Dr. Sultan bin Ahmed Al Jaber, Minister of Industry and Advanced Technology and COP28 President-Designate, said today that urgent reform of IFI’s is needed before COP28 begins in November, “to lay the foundation for a successful climate summit.”
Dr. Al Jaber was speaking at the event – “Creating an International Financial Architecture for the Future: Bridgetown 2.0” – organised by Mia Mottley, Prime Minister of Barbados.
Prime Minister Mottley unveiled the “Bridgetown Initiative” at COP27 last year, which called for fundamental reform of the global financial architecture and preparing the way for a new financial system that drives financial resources toward climate action and the UN Sustainable Development Goals.
The Initiative “has without a doubt placed a focus on the fact that IFIs and MDBs are not keeping pace with the challenges of the 21st century,” Dr. Al Jaber said in his address.
Dr. Al Jaber said, “For developing countries, climate finance is nowhere near available, affordable, or accessible enough.
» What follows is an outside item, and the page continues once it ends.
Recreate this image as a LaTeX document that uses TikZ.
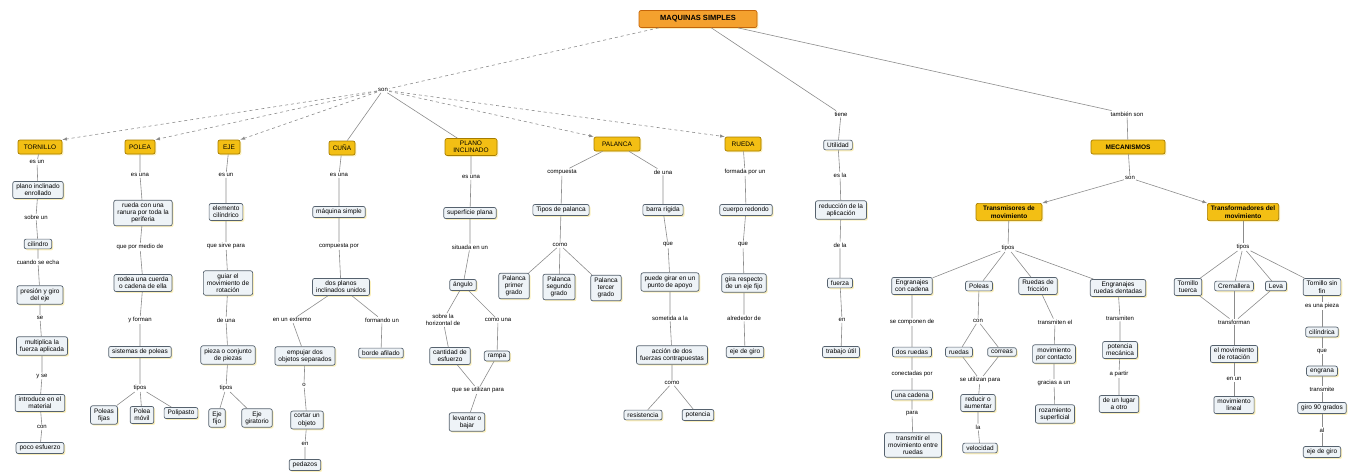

Even when funds are allocated, they get held up in bureaucratic red tape and don’t get to where they need to go. And as a result, both climate and development goals are at risk.
“If the world does not come up with effective mechanisms to deliver climate finance to developing and emerging economies, they will have no choice but to choose a carbon intensive development path,” the COP28 President-Designate warned.
With just seven years to go to meet the Paris Agreement goals, the need for finance is urgent. “Without a strong outcome on finance, the Paris Agreement simply cannot succeed.”
“Financial reforms, such as making concessional loans more affordable and mobilising private-sector financing for emerging and developing economies, would increase investments in the poorest countries, and improve climate resilience and enhance truly sustainable development,” the COP28 President-Designate said.
“There is no shortage of ideas or consensus on what needs to be done. What’s missing is getting it done,” Dr. Al Jaber said today. “I believe that the collective will and convening power in this room can make the necessary progress by COP28 in November, lay the foundation for a successful climate summit and can restore trust in the multilateral system. Our planet and our people, and especially the most vulnerable, are depending on it.”